In a display of truly excellent writing, he delivers this information with irresistible charm and wit that is completely unique to him. It's as though he's actually right there, sitting in a comfortable chair and sharing a mind-blowingly awesome drink with you while talking companionably about some of the most fascinating things you'll ever learn about the history of human life. He made me laugh many, many times, but he also made me cry--twice. While the general tone of the book is classic Cracked funniness, he still manages to treat the entire subject with the reverence it deserves. His experiences--such as nearly dying of dysentery in Pushkar, India because of the lack of safe, potable water there--have made him into someone far older and wiser than his years suggest, and he is able to make you feel those experiences, yourself, with honest, candid description and rich detail. He alerts the reader to world problems that make the media storms and political nonsense all around us seem unimportant to the point of total absurdity. There are people on this earth who cannot drink a cup of water without risking agonizing death, and Robert does not spare us from the details.

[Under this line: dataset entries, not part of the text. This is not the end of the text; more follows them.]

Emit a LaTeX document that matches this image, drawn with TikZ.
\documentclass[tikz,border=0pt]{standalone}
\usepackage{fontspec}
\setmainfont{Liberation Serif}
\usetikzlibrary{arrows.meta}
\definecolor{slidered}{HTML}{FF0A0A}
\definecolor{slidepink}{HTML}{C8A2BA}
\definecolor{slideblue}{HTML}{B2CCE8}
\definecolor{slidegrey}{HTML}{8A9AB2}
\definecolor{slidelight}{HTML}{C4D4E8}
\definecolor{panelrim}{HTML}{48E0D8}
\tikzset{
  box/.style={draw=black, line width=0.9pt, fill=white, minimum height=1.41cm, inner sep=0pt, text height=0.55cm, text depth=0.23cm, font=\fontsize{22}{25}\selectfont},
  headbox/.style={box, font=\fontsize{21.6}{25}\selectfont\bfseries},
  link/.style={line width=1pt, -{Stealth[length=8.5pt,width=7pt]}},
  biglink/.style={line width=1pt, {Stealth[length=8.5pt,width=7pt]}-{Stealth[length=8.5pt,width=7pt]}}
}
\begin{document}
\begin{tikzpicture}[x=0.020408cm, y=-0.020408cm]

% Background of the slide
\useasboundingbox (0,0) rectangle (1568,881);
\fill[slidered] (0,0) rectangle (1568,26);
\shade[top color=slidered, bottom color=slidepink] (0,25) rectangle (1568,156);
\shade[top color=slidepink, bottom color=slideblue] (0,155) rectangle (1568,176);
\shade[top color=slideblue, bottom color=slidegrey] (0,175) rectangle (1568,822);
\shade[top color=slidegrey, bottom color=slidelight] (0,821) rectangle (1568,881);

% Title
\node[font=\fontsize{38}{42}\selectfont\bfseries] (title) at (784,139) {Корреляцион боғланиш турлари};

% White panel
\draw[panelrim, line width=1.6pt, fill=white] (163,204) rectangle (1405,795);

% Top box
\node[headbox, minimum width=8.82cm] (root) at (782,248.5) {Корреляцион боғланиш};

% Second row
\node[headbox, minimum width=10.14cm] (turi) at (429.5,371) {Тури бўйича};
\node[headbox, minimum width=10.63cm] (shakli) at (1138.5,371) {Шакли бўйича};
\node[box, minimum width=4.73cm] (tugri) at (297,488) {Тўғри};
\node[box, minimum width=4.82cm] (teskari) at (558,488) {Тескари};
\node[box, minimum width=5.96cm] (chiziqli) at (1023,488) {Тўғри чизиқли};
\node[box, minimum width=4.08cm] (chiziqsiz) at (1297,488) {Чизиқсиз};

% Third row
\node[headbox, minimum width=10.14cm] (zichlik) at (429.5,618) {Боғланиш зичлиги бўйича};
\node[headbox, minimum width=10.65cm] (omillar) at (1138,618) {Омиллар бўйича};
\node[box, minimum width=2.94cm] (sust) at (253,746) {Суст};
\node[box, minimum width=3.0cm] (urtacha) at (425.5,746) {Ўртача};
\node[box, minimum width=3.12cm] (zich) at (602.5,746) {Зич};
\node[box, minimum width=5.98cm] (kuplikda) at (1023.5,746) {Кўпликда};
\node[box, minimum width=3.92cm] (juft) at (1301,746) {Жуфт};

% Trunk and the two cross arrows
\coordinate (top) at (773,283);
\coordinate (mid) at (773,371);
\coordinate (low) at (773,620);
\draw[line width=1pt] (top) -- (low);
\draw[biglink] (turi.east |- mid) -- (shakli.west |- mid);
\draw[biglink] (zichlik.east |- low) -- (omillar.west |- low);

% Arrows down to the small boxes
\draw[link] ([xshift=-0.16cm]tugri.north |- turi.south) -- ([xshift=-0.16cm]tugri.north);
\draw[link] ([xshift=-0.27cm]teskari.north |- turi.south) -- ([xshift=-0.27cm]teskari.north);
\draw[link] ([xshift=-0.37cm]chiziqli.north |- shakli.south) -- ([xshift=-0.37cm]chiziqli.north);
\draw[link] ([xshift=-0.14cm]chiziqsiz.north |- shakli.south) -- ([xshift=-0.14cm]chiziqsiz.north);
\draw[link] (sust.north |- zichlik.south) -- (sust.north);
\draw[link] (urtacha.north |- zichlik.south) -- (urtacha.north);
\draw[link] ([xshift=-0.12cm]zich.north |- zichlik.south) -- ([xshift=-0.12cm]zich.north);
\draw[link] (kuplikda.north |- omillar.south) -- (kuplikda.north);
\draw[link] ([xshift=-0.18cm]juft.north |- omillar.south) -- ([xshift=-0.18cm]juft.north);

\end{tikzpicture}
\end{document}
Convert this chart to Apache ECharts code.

Once you've read this book, you WILL be inspired to reexamine not just your own life, but your perspective on life itself. I was left feeling profound gratitude for the things that allow us to write reviews like this, for the human dignities and miracles born of "vice" that allow us to live in relative comfort today, and for simply being alive today. Put bluntly, we're damn lucky to be alive in this golden age of humanity, and we owe it all to those who suffered, fought, experimented, and risked their lives in the exploration of mind-altering chemistry, sex work, and other taboos long before we were born. When you read this book, you do honor to those brave pioneers (many of whom were tortured, imprisoned, and murdered for their vices--including the coffee we casually drink every morning), and you have a wonderful opportunity to share the journey they took, yourself. The history of vice is not over, and probably never will be. Robert alerts his readers to incredible studies being done even now on "controlled" or downright illegal substances that may literally save lives as soon as 2017, which is absolutely astonishing.
It really doesn't matter how you feel about drugs, sex, or rock n' roll...this book is for you because it's *about* you. This is where we come from. And if you read this book, you'll have a brilliant view of where we're headed.